予防法としてはマスク着用や患者との衣類や寝具の使いまわしをしないなどである程度防げるようですし、天然痘のワクチンが有効とされています。
ところが、サル痘が注目され出したころからSNS界隈で天然痘ワクチン反対運動を目にするようになりました。
出元を辿ると、コロナワクチン反対運動を積極的に展開してたアカウントがその流れで誤った情報を元にワクチンは効かないとか毒であると流布しているようです。
元々がコロナのmRNAは未知のものであり僅か1年足らずで世に出たもの(これも誤り)の危険性が分からないという不安を煽るものだったはずが、いつの間にか生ワクチンであっても毒なのだ、ワクチンには効果が無いのを効果があるように見せているだけだという風に反対する理由が変節してきている事からも、その主張の正当性が怪しいと分かります。
ご存知のように天然痘は長らく人類を苦しめてきましたが、ジェンナーが予防のために種痘を行い、その手法を改良したワクチン接種を世界中が行う事で天然痘を撲滅する事に成功しました。
一方、米ソを中心に相互の不信感から、また万が一に備えて研究用の株が保管されていますが、これがどうも陰謀論の根拠として用いられているようでウクライナにあるアメリカの極秘研究所でコロナウィルスが開発され、プーチンはそれを討伐しているだけという荒唐無稽な話まで飛び出します。
そもそもコロナやワクチンの不安を煽るアカウントを辿っていくと、各国のロシア大使館が英語や現地語で発信している情報にたどり着くと言う研究が為されています。
これらを大勢のフォロワーを抱える影響力のあるインフルエンサーが拡散し、人々の間に広まって行きます。

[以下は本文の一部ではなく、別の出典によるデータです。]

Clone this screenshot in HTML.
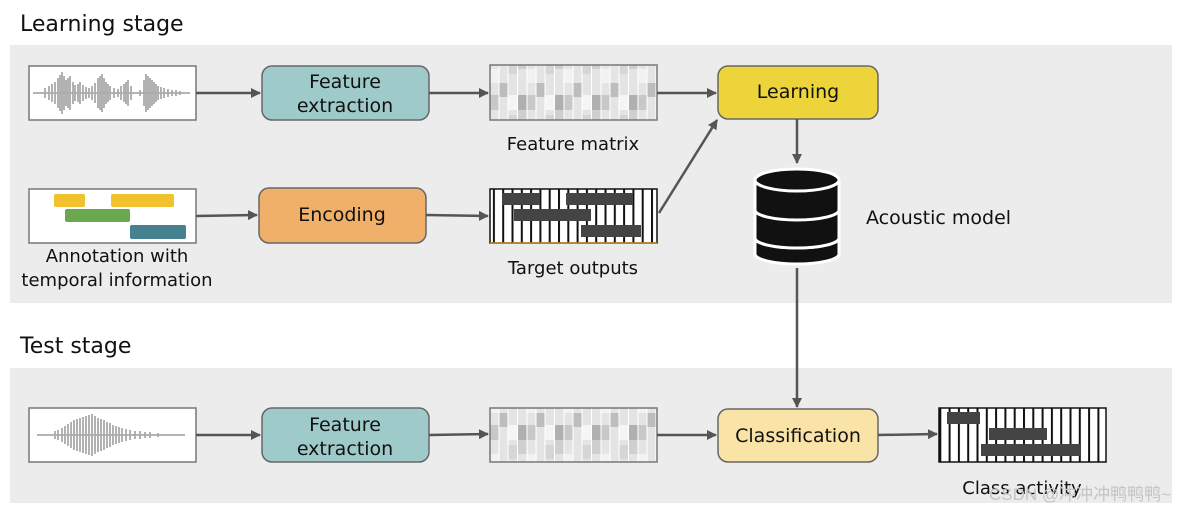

皮肉な事にその過程でそれこそウイルスのように変異して奇異な情報になっていくため、当のロシア国内では政府が認めた以外の陰謀論が厳しく規制されており、主に言論の自由がある自由主義陣営に浸透してきています。
従って、政府がワクチンを強制するな、とか健康を害するマスク反対、というのはロシアのプロパガンダに踊らされていると言えます。
もちろん日本は自由が保証されていますから公衆衛生を害しない範囲でワクチンを打たないとかマスクをしないという判断は自己責任においてなされるべきですが、それをわざわざ人に広めたり反対する立場の人を攻撃したりするのは全く馬鹿げた事だと思います。
往々にしてこれらの反ワク、反マスク運動をしている人達の根拠は希薄で、政府広報や世界保健機構など公的機関の発表を精査するのではなく無数にある噂話の中から自説に合致するものだけを選んで「これが証拠だバカモノ」という態度です。
異なる意見や価値観を認めず、排他的で他者に不寛容なのも、人々のルサンチマンを掻き立てる上で欠かせない要素なのでしょう。
近代の人類の進歩は誤りを見つけ、それを是正する事を繰り返して来ましたが、この都合の良い「真実」だけを抽出するチェリーピック法で真実にたどり着けるとはとても思えません。
仮に陰謀論者が唱える中に真実を言い当てているものがあったとしてもそれは確かな裏付けがある訳ではなく偶々のマグレ当たりと言えるでしょう。
陰謀論を信じて広めてしまう背景には情報過多と不信感という不確かな時代背景があると思います。
そして多くの心理作用が関わっていますがどういった動機があるのかというとのコロナフェイクニュースを研究した日本マネジメント総合研究所の戸村氏によると
・不正の動機
世論との逆張りなどで注目される事で儲かる、得をする、自己承認欲求が満たされる
・不正の機会
人々が不安になる情勢は思考停止や検証を飛び越えてセンセーショナルな情報が伝播される絶好の機会に便乗したい
・不正の正当化
公益性とのバランスを欠いてでも自分の「正義漢」が勝ると思い込み自己正当化する
という「不正のトライアングル」に陥っている人が情報化社会に対応できていない一例としてあげられるかもしれません。
ではどういった情報が陰謀論やフェイクニュースであるのか。
基本的には確定するには情報の裏取りをするしかないのですが、そこまでしなくても
・『邪悪な力』が物事を動かしていると訴えていないか
・匿名の証言やコメントが多すぎないか、ニュースソースが不明ではないか
・「わたしだけが知っている」隠された真実を根拠にしていないか
といったポイントをチェックすればフィルタリングは可能でしょう。
細かく見れば
・エビデンスが示されない
・発信者が得をしている(動画収益、本の売り上げや講演会収入に誘導)
・技術的、状況的に飛躍している
・攻撃対象を人格や適正について実際以上に不当に貶める印象操作をしている
・時間が経つと主張や論拠が何の説明もなく変節していく
・考え方やものの見方を提示するのではなく、用意した答えのみしか見せない
・囲い込み(有料会員限定、講演会など)
など陰謀論を広める側はあの手この手で受け手を信じ込ませようとします。
昨今話題の「カルト」の洗脳手法に通じるものがある事に気付きますが動機は同じなのでしょう。
従って常に「なぜ私を説得しようとしているのか」を考えないと取り込まれてしまいますが、どんな情報であっても主題と結論の部分のみを抽出して矛盾や飛躍が無いのかを点検する姿勢が大切な時代になって来ているのだろうと思います。